Ein gewachsenes Unternehmen kann das eine nicht tun und das andere lassen. Es gibt unterschiedliche Ansätze einen Explorationsraum zu etablieren und das Realisierungsfeld gleichzeitig weiterzuentwickeln. John Kotter beschreibt in seinem Modell des „dualen Betriebssystem“ einen integrativen Ansatz.
Dabei bildet die Durchdringung der beiden Betriebssysteme – hier der „Explorationsraum“ und das „Realisierungsfeld“ – den Kern des Modells.
Ziel dabei ist es, das Unternehmen aus seinem Inneren heraus weiterzuentwickeln und eine nachhaltige Innovationskultur aufzubauen. Der Schlüssel dafür sind die Mitarbeiter und deren Vernetzung untereinander. Aufgrund seiner Wandlungsfähigkeit kann das Unternehmen stetig aufs Neue stabilisiert werden.
Aus den ersten Projekten im Bereich der Organisationsentwicklung haben wir schnell gelernt, dass wir das Modell des „dualen Betriebsystems“ erweitern müssen, um bewußter am System selbst zu arbeiten. Diesen Raum haben wir gemeinsam mit unserer Projektpartnerin Claudia Träger weiterentwickelt und Reflexionsraum genannt. Er bietet uns die Möglichkeit, einen Schritt zurück zu treten und mit dem nötigen Abstand die Prozesse und Methoden auf den Prüfstand zu stellen, gegebenenfalls zu verwerfen und neu zu denken.
Innerhalb des Reflexionsraums entwickelt das Team die Fähigkeit, die beiden Betriebssysteme bewußt voneinander zu unterscheiden – sie jedoch nicht zu trennen. Ganz im Gegenteil: Ziel des Reflexionsraum ist es die beiden Betriebssysteme „Explorationsraum“ und „Realisierungsfeld“ integrativ miteinander zu verbinden.

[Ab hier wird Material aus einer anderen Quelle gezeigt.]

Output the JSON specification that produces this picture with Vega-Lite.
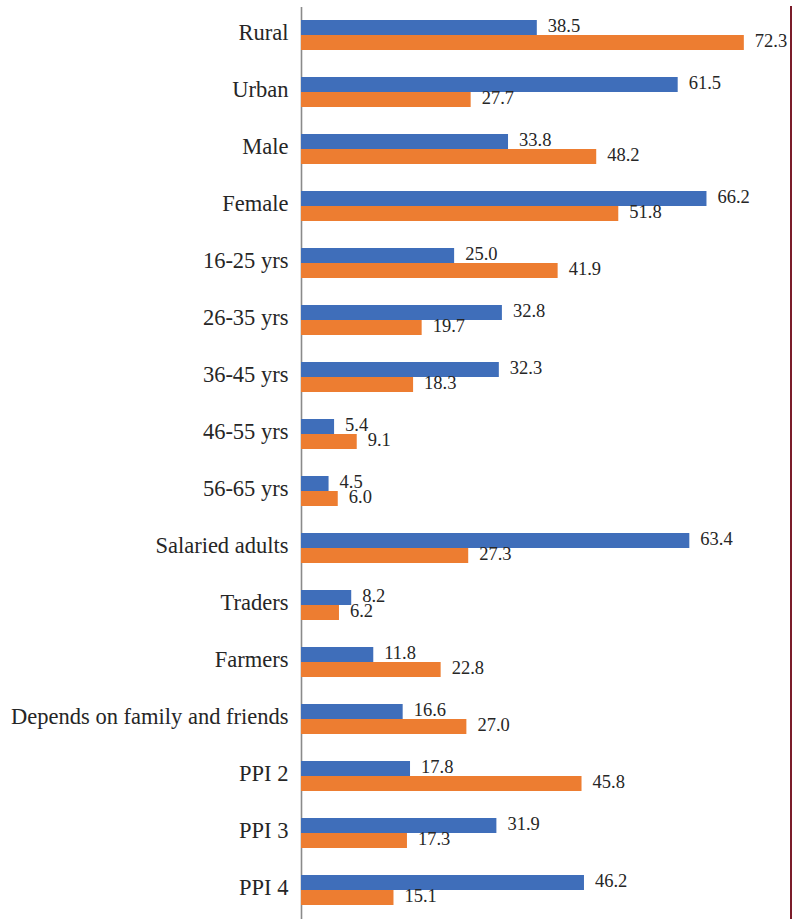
{
  "$schema": "https://vega.github.io/schema/vega-lite/v6.json",
  "autosize": "none",
  "width": 490,
  "height": 912,
  "padding": {"left": 301, "top": 6.5, "right": 2, "bottom": 3.5},
  "background": "white",
  "config": {
    "view": {"stroke": null},
    "font": "Liberation Serif"
  },
  "data": {
    "values": [
      {"group": "Rural", "series": "A", "value": 38.5},
      {"group": "Rural", "series": "B", "value": 72.3},
      {"group": "Urban", "series": "A", "value": 61.5},
      {"group": "Urban", "series": "B", "value": 27.7},
      {"group": "Male", "series": "A", "value": 33.8},
      {"group": "Male", "series": "B", "value": 48.2},
      {"group": "Female", "series": "A", "value": 66.2},
      {"group": "Female", "series": "B", "value": 51.8},
      {"group": "16-25 yrs", "series": "A", "value": 25.0},
      {"group": "16-25 yrs", "series": "B", "value": 41.9},
      {"group": "26-35 yrs", "series": "A", "value": 32.8},
      {"group": "26-35 yrs", "series": "B", "value": 19.7},
      {"group": "36-45 yrs", "series": "A", "value": 32.3},
      {"group": "36-45 yrs", "series": "B", "value": 18.3},
      {"group": "46-55 yrs", "series": "A", "value": 5.4},
      {"group": "46-55 yrs", "series": "B", "value": 9.1},
      {"group": "56-65 yrs", "series": "A", "value": 4.5},
      {"group": "56-65 yrs", "series": "B", "value": 6.0},
      {"group": "Salaried adults", "series": "A", "value": 63.4},
      {"group": "Salaried adults", "series": "B", "value": 27.3},
      {"group": "Traders", "series": "A", "value": 8.2},
      {"group": "Traders", "series": "B", "value": 6.2},
      {"group": "Farmers", "series": "A", "value": 11.8},
      {"group": "Farmers", "series": "B", "value": 22.8},
      {"group": "Depends on family and friends", "series": "A", "value": 16.6},
      {"group": "Depends on family and friends", "series": "B", "value": 27.0},
      {"group": "PPI 2", "series": "A", "value": 17.8},
      {"group": "PPI 2", "series": "B", "value": 45.8},
      {"group": "PPI 3", "series": "A", "value": 31.9},
      {"group": "PPI 3", "series": "B", "value": 17.3},
      {"group": "PPI 4", "series": "A", "value": 46.2},
      {"group": "PPI 4", "series": "B", "value": 15.1}
    ]
  },
  "encoding": {
    "y": {
      "field": "group",
      "type": "nominal",
      "sort": null,
      "scale": {"paddingInner": 0.474, "paddingOuter": 0.237},
      "axis": {
        "title": null,
        "ticks": false,
        "labelFont": "Liberation Serif",
        "labelFontSize": 22.5,
        "labelColor": "#262626",
        "labelPadding": 13,
        "labelOffset": -2,
        "labelLimit": 400,
        "domainColor": "#8a8a8a",
        "domainWidth": 1.6
      }
    },
    "yOffset": {"field": "series", "type": "nominal", "scale": {"paddingInner": 0, "paddingOuter": 0}},
    "x": {
      "field": "value",
      "type": "quantitative",
      "scale": {"domain": [0, 80], "nice": false},
      "axis": null
    }
  },
  "layer": [
    {
      "mark": {"type": "bar"},
      "encoding": {
        "color": {
          "field": "series",
          "type": "nominal",
          "scale": {"domain": ["A", "B"], "range": ["#3F6EBA", "#ED7D31"]},
          "legend": null
        }
      }
    },
    {
      "mark": {"type": "text", "align": "left", "baseline": "middle", "dx": 11, "dy": -1.5, "font": "Liberation Serif", "fontSize": 18.5, "color": "#262626"},
      "encoding": {
        "text": {"field": "value", "type": "quantitative", "format": ".1f"}
      }
    },
    {
      "mark": {"type": "rule", "color": "#7B1C2A", "strokeWidth": 2},
      "encoding": {
        "x": {"datum": 80},
        "y": null,
        "yOffset": null
      }
    }
  ]
}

Ein Unternehmen ist umso resilienter gegen Turbulenzen und Veränderungen des Umfelds desto diverser und wandlungsfähiger es ist. Die Wandlungsfähigkeit gründet auf der Vielfalt, Anpassungsfähigkeit und den Handlungsmöglichkeiten eines Unternehmens. Ziel des Explorationsraums ist es eine Vielzahl strategischer Optionen zu entwicklen, zu testen und zu filtern. Erste Hypothesen werden auf diese Weise zu neuen Chancenfeldern, die ins Realisierungsfeld fließen.